Danish art historian (1929–2021)

Kirsten Aschengreen Piacenti (29 March 1929 – 9 April 2021) was a Danish art historian and museum director.

Piacenti studied at the Courtauld Institute of Art, where she graduated with a bachelor's degree in 1951, and a master's degree in 1953, and eventually graduated with a doctor degree from the University of Florence in 1966. She was assigned with Museo degli Argenti at Palazzo Pitti in Florence from 1971. From 1996 she was appointed director of the Stibbert Museum in Florence.

She was decorated Knight of the Order of Dannebrog in 1995, and Lieutenant of the Royal Victorian Order in 2010.

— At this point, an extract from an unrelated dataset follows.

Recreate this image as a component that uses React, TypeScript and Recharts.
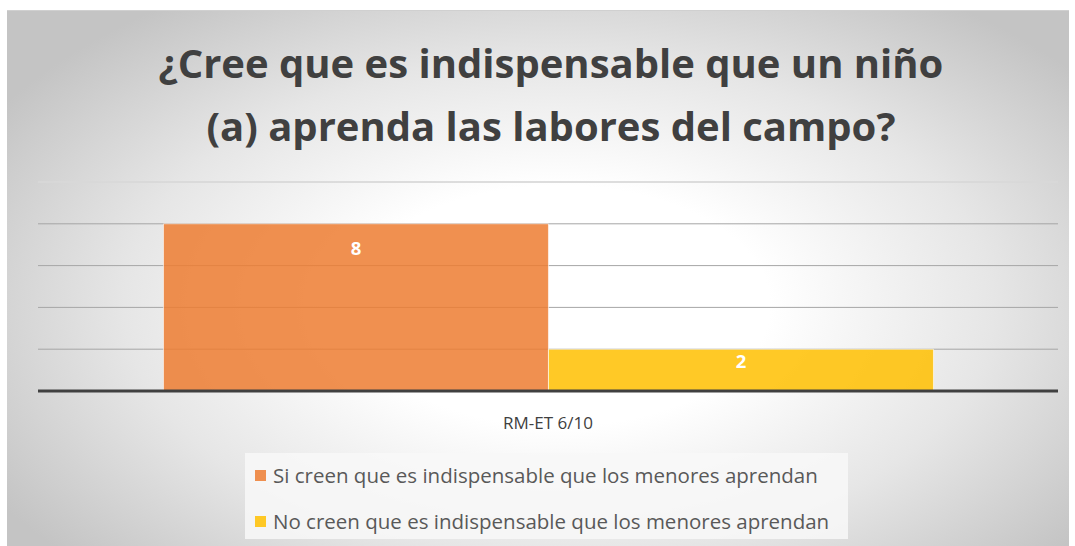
import React from "react";
import { BarChart, Bar, XAxis, YAxis, CartesianGrid, LabelList, ReferenceLine } from "recharts";

const categories = ["RM-ET 6/10"];
const siValues = [8];
const noValues = [2];
const yTicks = [0, 2, 4, 6, 8, 10];
const seriesNames = [
  "Si creen que es indispensable que los menores aprendan",
  "No creen que es indispensable que los menores aprendan",
];
const seriesColors = ["#ED7D31", "#FFC000"];

const data = categories.map((name, i) => ({ name, si: siValues[i], no: noValues[i] }));

const FONT = "'Open Sans', 'Noto Sans', sans-serif";

// leyenda en recuadro claro, centrada bajo el eje
function LegendBox() {
  return (
    <div
      style={{
        position: "absolute",
        left: 238,
        top: 442,
        width: 603,
        height: 86,
        boxSizing: "border-box",
        background: "rgba(248,248,248,0.85)",
        padding: "0 10px",
        fontFamily: FONT,
        fontSize: 20.5,
        color: "#595959",
      }}
    >
      {seriesNames.map((n, i) => (
        <div key={n} style={{ display: "flex", alignItems: "center", height: 46, marginTop: i === 0 ? -1 : 0 }}>
          <span
            style={{
              width: 11,
              height: 11,
              background: seriesColors[i],
              opacity: 0.85,
              display: "inline-block",
              marginRight: 7,
              flex: "none",
            }}
          />
          <span style={{ whiteSpace: "nowrap" }}>{n}</span>
        </div>
      ))}
    </div>
  );
}

export default function App() {
  return (
    <div
      style={{
        position: "absolute",
        left: 7,
        top: 10,
        width: 1062,
        height: 536,
        borderTop: "1px solid #d0d0d0",
        background:
          "radial-gradient(ellipse 62% 70% at 52% 55%, #ffffff 0%, #ffffff 32%, #e6e6e6 66%, #c4c4c4 100%)",
        overflow: "hidden",
      }}
    >
      <div
        style={{
          position: "absolute",
          left: 13,
          top: 20,
          width: 1062,
          textAlign: "center",
          fontFamily: FONT,
          fontWeight: 700,
          fontSize: 40,
          lineHeight: "63px",
          color: "#404040",
        }}
      >
        ¿Cree que es indispensable que un niño
        <br />
        (a) aprenda las labores del campo?
      </div>
      <BarChart
        width={1062}
        height={536}
        data={data}
        margin={{ top: 171, right: 11, bottom: 146, left: 31 }}
        barCategoryGap="12.3%"
        barGap={0}
        style={{ position: "absolute", left: 0, top: 0 }}
      >
        <CartesianGrid vertical={false} stroke="#a6a6a6" strokeWidth={1} />
        <ReferenceLine y={10} stroke="#e0e0e0" strokeWidth={1.5} />
        <YAxis hide domain={[0, 10]} ticks={yTicks} />
        <XAxis
          dataKey="name"
          axisLine={{ stroke: "#404040", strokeWidth: 3 }}
          tickLine={false}
          tick={{ fill: "#404040", fontSize: 17, fontFamily: FONT }}
          tickMargin={20}
          height={10}
        />
        <Bar
          dataKey="si"
          name={seriesNames[0]}
          fill={seriesColors[0]}
          fillOpacity={0.85}
          stroke="#ffffff"
          strokeOpacity={0.6}
          isAnimationActive={false}
        >
          <LabelList
            dataKey="si"
            position="insideTop"
            offset={18}
            fill="#ffffff"
            fontSize={18.5}
            fontWeight={700}
            fontFamily={FONT}
          />
        </Bar>
        <Bar
          dataKey="no"
          name={seriesNames[1]}
          fill={seriesColors[1]}
          fillOpacity={0.85}
          stroke="#ffffff"
          strokeOpacity={0.6}
          isAnimationActive={false}
        >
          <LabelList
            dataKey="no"
            position="insideTop"
            offset={6}
            fill="#ffffff"
            fontSize={18.5}
            fontWeight={700}
            fontFamily={FONT}
          />
        </Bar>
      </BarChart>
      <LegendBox />
    </div>
  );
}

== 1966 Florence flood involvement ==

Kirsten Aschengreen Piacenti (1929–2021) was a Danish art historian and museum director who, in the aftermath of the 1966 Florence flood, joined the broader community of scholars and cultural professionals committed to safeguarding Florence’s artistic heritage. Originally trained at the Courtauld Institute of Art and later earning a doctorate from the University of Florence in 1966, she was living and working in Tuscany when the flood struck and became engaged with local efforts to protect vulnerable collections as museums and institutions reorganised and recovered from the disaster.

After the flood, Piacenti played an active role in preserving and cataloguing damaged artworks and objects. She went on to lead major Florentine cultural institutions, including serving as director of the Museo degli Argenti (Treasury of the Grand Dukes) from 1974 to 1996 and later the Stibbert Museum until 2012.

Her career combined scholarship and hands-on preservation, and she helped establish and curate new museum spaces such as the Porcelain Museum and the Costume Gallery at Palazzo Pitti—initiatives reflecting both conservation and display priorities shaped, in part, by the heightened awareness of heritage protection that followed the flood.